**Given request:**
Nothing in the data should change when you return it, but leave the pictures out.

**Given data:**
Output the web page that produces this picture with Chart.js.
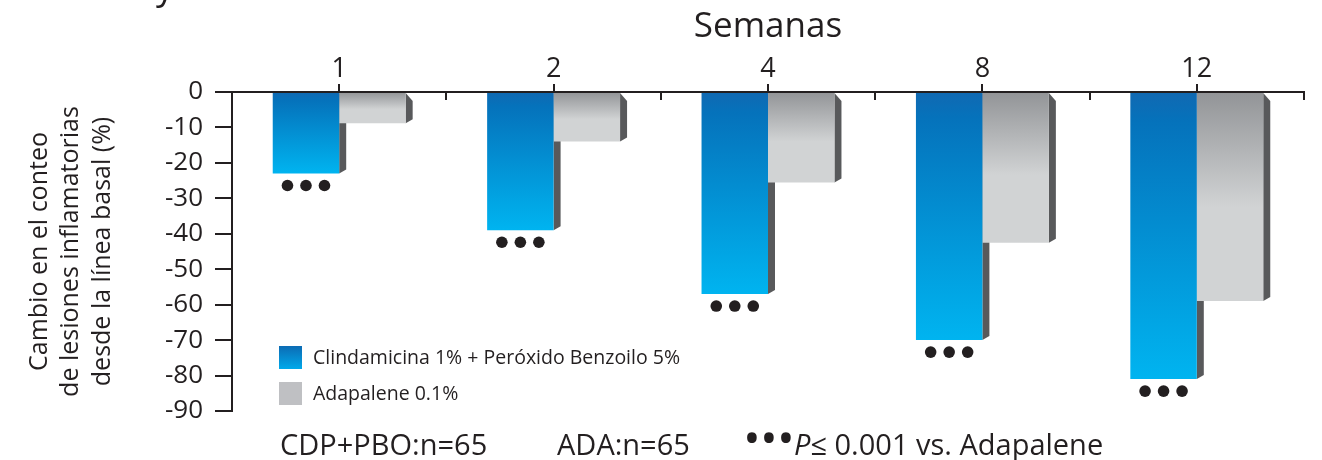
<!DOCTYPE html>
<html lang="es">
<head>
<meta charset="utf-8">
<title>Cambio en el conteo de lesiones inflamatorias</title>
<script src="https://cdn.jsdelivr.net/npm/chart.js@4.4.1/dist/chart.umd.min.js"></script>
<style>
  html, body { margin: 0; padding: 0; background: #ffffff; }
  #wrap { width: 1322px; height: 460px; }
</style>
</head>
<body>
<div id="wrap"><canvas id="chart" width="1322" height="460"></canvas></div>
<script>
// ---- data ----
const weeks = ['1', '2', '4', '8', '12'];
const clindaBpo = [-23, -39, -57, -70, -81];
const adapalene = [-8.8, -14, -25.5, -42.5, -59];
const sigDots = [3, 3, 3, 3, 3];           // ● markers under each CDP+PBO bar
const yMin = -90, yMax = 0, yStep = 10;
const seriesLabels = ['Clindamicina 1% + Peróxido Benzoilo 5%', 'Adapalene 0.1%'];
const xTitle = 'Semanas';
const yTitle = ['Cambio en el conteo', 'de lesiones inflamatorias', 'desde la línea basal (%)'];
const groupSizes = ['CDP+PBO:n=65', 'ADA:n=65'];
const pNote = ['P', '≤ 0.001 vs. Adapalene'];
const headFragment = 'y';

// ---- styling ----
const INK = '#231f20';
const FONT = "'Open Sans', sans-serif";
const SIDE = '#58595b';
const BLUE_STOPS = [[0, '#1169b2'], [0.1, '#0572bb'], [1, '#00b4f0']];
const GREY_STOPS = [[0, '#929497'], [0.55, '#d1d3d4'], [1, '#d1d3d4']];

function barGradient(c, stops) {
  const chart = c.chart;
  if (!chart.chartArea || c.type !== 'data') return stops[stops.length - 1][1];
  const y = chart.scales.y;
  const v = c.dataset.data[c.dataIndex];
  const g = chart.ctx.createLinearGradient(0, y.getPixelForValue(0), 0, y.getPixelForValue(v));
  stops.forEach(([o, col]) => g.addColorStop(o, col));
  return g;
}

// 3D side faces, drawn under the bars so the right-hand bar hides the part it covers
const barSides = {
  id: 'barSides',
  beforeDatasetsDraw(chart) {
    const ctx = chart.ctx;
    ctx.save();
    ctx.fillStyle = SIDE;
    chart.data.datasets.forEach((ds, i) => {
      chart.getDatasetMeta(i).data.forEach(bar => {
        const p = bar.getProps(['x', 'y', 'base', 'width'], true);
        const r = p.x + p.width / 2;
        const top = Math.min(p.y, p.base), bottom = Math.max(p.y, p.base);
        ctx.beginPath();
        ctx.moveTo(r, top);
        ctx.lineTo(r + 7, top + 8);
        ctx.lineTo(r + 7, bottom - 4);
        ctx.lineTo(r, bottom);
        ctx.closePath();
        ctx.fill();
      });
    });
    ctx.restore();
  }
};

// significance markers under the CDP+PBO bars
const sigMarks = {
  id: 'sigMarks',
  afterDatasetsDraw(chart) {
    const ctx = chart.ctx;
    ctx.save();
    ctx.fillStyle = INK;
    chart.getDatasetMeta(0).data.forEach((bar, i) => {
      const p = bar.getProps(['x', 'y'], true);
      const n = sigDots[i];
      for (let k = 0; k < n; k++) {
        const cx = p.x + (k - (n - 1) / 2) * 18.5;
        ctx.beginPath();
        ctx.arc(cx, p.y + 12, 5.8, 0, Math.PI * 2);
        ctx.fill();
      }
    });
    ctx.restore();
  }
};

// downward ticks between week groups on the top axis
const groupTicks = {
  id: 'groupTicks',
  afterDraw(chart) {
    const x = chart.scales.x, ctx = chart.ctx;
    const n = weeks.length, step = (x.right - x.left) / n;
    ctx.save();
    ctx.strokeStyle = INK;
    ctx.lineWidth = 2;
    for (let k = 1; k <= n; k++) {
      const px = Math.round(x.left + k * step);
      ctx.beginPath();
      ctx.moveTo(px, x.bottom);
      ctx.lineTo(px, x.bottom + 8);
      ctx.stroke();
    }
    ctx.restore();
  }
};

// legend box inside the plot, group sizes and p-value note along the bottom
const annotations = {
  id: 'annotations',
  afterDraw(chart) {
    const ctx = chart.ctx;
    ctx.save();
    // legend
    const sq = 23, lx = 279;
    const rows = [346, 382];
    const gb = ctx.createLinearGradient(0, rows[0], 0, rows[0] + sq);
    gb.addColorStop(0, '#0c6bb4'); gb.addColorStop(1, '#00a9ea');
    const fills = [gb, '#bfc0c3'];
    ctx.font = `19.5px ${FONT}`;
    ctx.textBaseline = 'middle';
    ctx.textAlign = 'left';
    rows.forEach((ry, i) => {
      ctx.fillStyle = fills[i];
      ctx.fillRect(lx, ry, sq, sq);
      ctx.fillStyle = INK;
      ctx.fillText(chart.data.datasets[i].label, 313, ry + sq / 2 + 1);
    });

    // bottom line
    const base = 455;
    ctx.textBaseline = 'alphabetic';
    ctx.fillStyle = INK;
    ctx.font = `29px ${FONT}`;
    ctx.fillText(groupSizes[0], 280, base);
    ctx.fillText(groupSizes[1], 557, base);
    ctx.font = `46px ${FONT}`;
    ctx.textAlign = 'center';
    [752, 769, 786].forEach(bx => ctx.fillText('•', bx, base - 1));
    ctx.textAlign = 'left';
    ctx.font = `italic 29px ${FONT}`;
    ctx.fillText(pNote[0], 794, base);
    const pw = ctx.measureText(pNote[0]).width;
    ctx.font = `29px ${FONT}`;
    ctx.fillText(pNote[1], 794 + pw, base);

    // tail of the heading line above the figure
    ctx.font = `36px ${FONT}`;
    ctx.fillText(headFragment, 156, -1);
    ctx.restore();
  }
};

new Chart(document.getElementById('chart'), {
  type: 'bar',
  data: {
    labels: weeks,
    datasets: [
      { label: seriesLabels[0], data: clindaBpo, backgroundColor: c => barGradient(c, BLUE_STOPS) },
      { label: seriesLabels[1], data: adapalene, backgroundColor: c => barGradient(c, GREY_STOPS) }
    ]
  },
  options: {
    responsive: false,
    animation: false,
    devicePixelRatio: 1,
    layout: { padding: { left: 0, top: 0, right: 18, bottom: 49 } },
    datasets: { bar: { categoryPercentage: 0.62, barPercentage: 1, borderWidth: 0 } },
    plugins: { legend: { display: false }, tooltip: { enabled: false }, title: { display: false } },
    scales: {
      x: {
        position: 'top',
        offset: true,
        z: 1,
        grid: { offset: false, drawOnChartArea: false, tickLength: 8, lineWidth: 2, color: INK },
        border: { display: true, color: INK, width: 2 },
        ticks: { color: INK, font: { family: FONT, size: 27, lineHeight: 1 }, padding: 1, maxRotation: 0 },
        title: { display: true, text: xTitle, color: INK, font: { family: FONT, size: 35, lineHeight: 1.2 }, padding: { top: 6, bottom: 0 } },
        afterFit: s => { s.height = 92; }
      },
      y: {
        min: yMin,
        max: yMax,
        z: 1,
        ticks: { stepSize: yStep, color: INK, font: { family: FONT, size: 26 }, padding: 12 },
        grid: { drawOnChartArea: false, tickLength: 17, lineWidth: 2, color: INK },
        border: { display: true, color: INK, width: 2 },
        title: { display: true, text: yTitle, color: INK, font: { family: FONT, size: 25, lineHeight: 1.26 }, padding: { top: 24, bottom: 0 } },
        afterFit: s => { s.width = 232; }
      }
    }
  },
  plugins: [barSides, sigMarks, groupTicks, annotations]
});
</script>
</body>
</html>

**Response to this exercise:**
Output the web page that produces this picture with Chart.js.
<!DOCTYPE html>
<html lang="es">
<head>
<meta charset="utf-8">
<title>Cambio en el conteo de lesiones inflamatorias</title>
<script src="https://cdn.jsdelivr.net/npm/chart.js@4.4.1/dist/chart.umd.min.js"></script>
<style>
  html, body { margin: 0; padding: 0; background: #ffffff; }
  #wrap { width: 1322px; height: 460px; }
</style>
</head>
<body>
<div id="wrap"><canvas id="chart" width="1322" height="460"></canvas></div>
<script>
// ---- data ----
const weeks = ['1', '2', '4', '8', '12'];
const clindaBpo = [-23, -39, -57, -70, -81];
const adapalene = [-8.8, -14, -25.5, -42.5, -59];
const sigDots = [3, 3, 3, 3, 3];           // ● markers under each CDP+PBO bar
const yMin = -90, yMax = 0, yStep = 10;
const seriesLabels = ['Clindamicina 1% + Peróxido Benzoilo 5%', 'Adapalene 0.1%'];
const xTitle = 'Semanas';
const yTitle = ['Cambio en el conteo', 'de lesiones inflamatorias', 'desde la línea basal (%)'];
const groupSizes = ['CDP+PBO:n=65', 'ADA:n=65'];
const pNote = ['P', '≤ 0.001 vs. Adapalene'];
const headFragment = 'y';

// ---- styling ----
const INK = '#231f20';
const FONT = "'Open Sans', sans-serif";
const SIDE = '#58595b';
const BLUE_STOPS = [[0, '#1169b2'], [0.1, '#0572bb'], [1, '#00b4f0']];
const GREY_STOPS = [[0, '#929497'], [0.55, '#d1d3d4'], [1, '#d1d3d4']];

function barGradient(c, stops) {
  const chart = c.chart;
  if (!chart.chartArea || c.type !== 'data') return stops[stops.length - 1][1];
  const y = chart.scales.y;
  const v = c.dataset.data[c.dataIndex];
  const g = chart.ctx.createLinearGradient(0, y.getPixelForValue(0), 0, y.getPixelForValue(v));
  stops.forEach(([o, col]) => g.addColorStop(o, col));
  return g;
}

// 3D side faces, drawn under the bars so the right-hand bar hides the part it covers
const barSides = {
  id: 'barSides',
  beforeDatasetsDraw(chart) {
    const ctx = chart.ctx;
    ctx.save();
    ctx.fillStyle = SIDE;
    chart.data.datasets.forEach((ds, i) => {
      chart.getDatasetMeta(i).data.forEach(bar => {
        const p = bar.getProps(['x', 'y', 'base', 'width'], true);
        const r = p.x + p.width / 2;
        const top = Math.min(p.y, p.base), bottom = Math.max(p.y, p.base);
        ctx.beginPath();
        ctx.moveTo(r, top);
        ctx.lineTo(r + 7, top + 8);
        ctx.lineTo(r + 7, bottom - 4);
        ctx.lineTo(r, bottom);
        ctx.closePath();
        ctx.fill();
      });
    });
    ctx.restore();
  }
};

// significance markers under the CDP+PBO bars
const sigMarks = {
  id: 'sigMarks',
  afterDatasetsDraw(chart) {
    const ctx = chart.ctx;
    ctx.save();
    ctx.fillStyle = INK;
    chart.getDatasetMeta(0).data.forEach((bar, i) => {
      const p = bar.getProps(['x', 'y'], true);
      const n = sigDots[i];
      for (let k = 0; k < n; k++) {
        const cx = p.x + (k - (n - 1) / 2) * 18.5;
        ctx.beginPath();
        ctx.arc(cx, p.y + 12, 5.8, 0, Math.PI * 2);
        ctx.fill();
      }
    });
    ctx.restore();
  }
};

// downward ticks between week groups on the top axis
const groupTicks = {
  id: 'groupTicks',
  afterDraw(chart) {
    const x = chart.scales.x, ctx = chart.ctx;
    const n = weeks.length, step = (x.right - x.left) / n;
    ctx.save();
    ctx.strokeStyle = INK;
    ctx.lineWidth = 2;
    for (let k = 1; k <= n; k++) {
      const px = Math.round(x.left + k * step);
      ctx.beginPath();
      ctx.moveTo(px, x.bottom);
      ctx.lineTo(px, x.bottom + 8);
      ctx.stroke();
    }
    ctx.restore();
  }
};

// legend box inside the plot, group sizes and p-value note along the bottom
const annotations = {
  id: 'annotations',
  afterDraw(chart) {
    const ctx = chart.ctx;
    ctx.save();
    // legend
    const sq = 23, lx = 279;
    const rows = [346, 382];
    const gb = ctx.createLinearGradient(0, rows[0], 0, rows[0] + sq);
    gb.addColorStop(0, '#0c6bb4'); gb.addColorStop(1, '#00a9ea');
    const fills = [gb, '#bfc0c3'];
    ctx.font = `19.5px ${FONT}`;
    ctx.textBaseline = 'middle';
    ctx.textAlign = 'left';
    rows.forEach((ry, i) => {
      ctx.fillStyle = fills[i];
      ctx.fillRect(lx, ry, sq, sq);
      ctx.fillStyle = INK;
      ctx.fillText(chart.data.datasets[i].label, 313, ry + sq / 2 + 1);
    });

    // bottom line
    const base = 455;
    ctx.textBaseline = 'alphabetic';
    ctx.fillStyle = INK;
    ctx.font = `29px ${FONT}`;
    ctx.fillText(groupSizes[0], 280, base);
    ctx.fillText(groupSizes[1], 557, base);
    ctx.font = `46px ${FONT}`;
    ctx.textAlign = 'center';
    [752, 769, 786].forEach(bx => ctx.fillText('•', bx, base - 1));
    ctx.textAlign = 'left';
    ctx.font = `italic 29px ${FONT}`;
    ctx.fillText(pNote[0], 794, base);
    const pw = ctx.measureText(pNote[0]).width;
    ctx.font = `29px ${FONT}`;
    ctx.fillText(pNote[1], 794 + pw, base);

    // tail of the heading line above the figure
    ctx.font = `36px ${FONT}`;
    ctx.fillText(headFragment, 156, -1);
    ctx.restore();
  }
};

new Chart(document.getElementById('chart'), {
  type: 'bar',
  data: {
    labels: weeks,
    datasets: [
      { label: seriesLabels[0], data: clindaBpo, backgroundColor: c => barGradient(c, BLUE_STOPS) },
      { label: seriesLabels[1], data: adapalene, backgroundColor: c => barGradient(c, GREY_STOPS) }
    ]
  },
  options: {
    responsive: false,
    animation: false,
    devicePixelRatio: 1,
    layout: { padding: { left: 0, top: 0, right: 18, bottom: 49 } },
    datasets: { bar: { categoryPercentage: 0.62, barPercentage: 1, borderWidth: 0 } },
    plugins: { legend: { display: false }, tooltip: { enabled: false }, title: { display: false } },
    scales: {
      x: {
        position: 'top',
        offset: true,
        z: 1,
        grid: { offset: false, drawOnChartArea: false, tickLength: 8, lineWidth: 2, color: INK },
        border: { display: true, color: INK, width: 2 },
        ticks: { color: INK, font: { family: FONT, size: 27, lineHeight: 1 }, padding: 1, maxRotation: 0 },
        title: { display: true, text: xTitle, color: INK, font: { family: FONT, size: 35, lineHeight: 1.2 }, padding: { top: 6, bottom: 0 } },
        afterFit: s => { s.height = 92; }
      },
      y: {
        min: yMin,
        max: yMax,
        z: 1,
        ticks: { stepSize: yStep, color: INK, font: { family: FONT, size: 26 }, padding: 12 },
        grid: { drawOnChartArea: false, tickLength: 17, lineWidth: 2, color: INK },
        border: { display: true, color: INK, width: 2 },
        title: { display: true, text: yTitle, color: INK, font: { family: FONT, size: 25, lineHeight: 1.26 }, padding: { top: 24, bottom: 0 } },
        afterFit: s => { s.width = 232; }
      }
    }
  },
  plugins: [barSides, sigMarks, groupTicks, annotations]
});
</script>
</body>
</html>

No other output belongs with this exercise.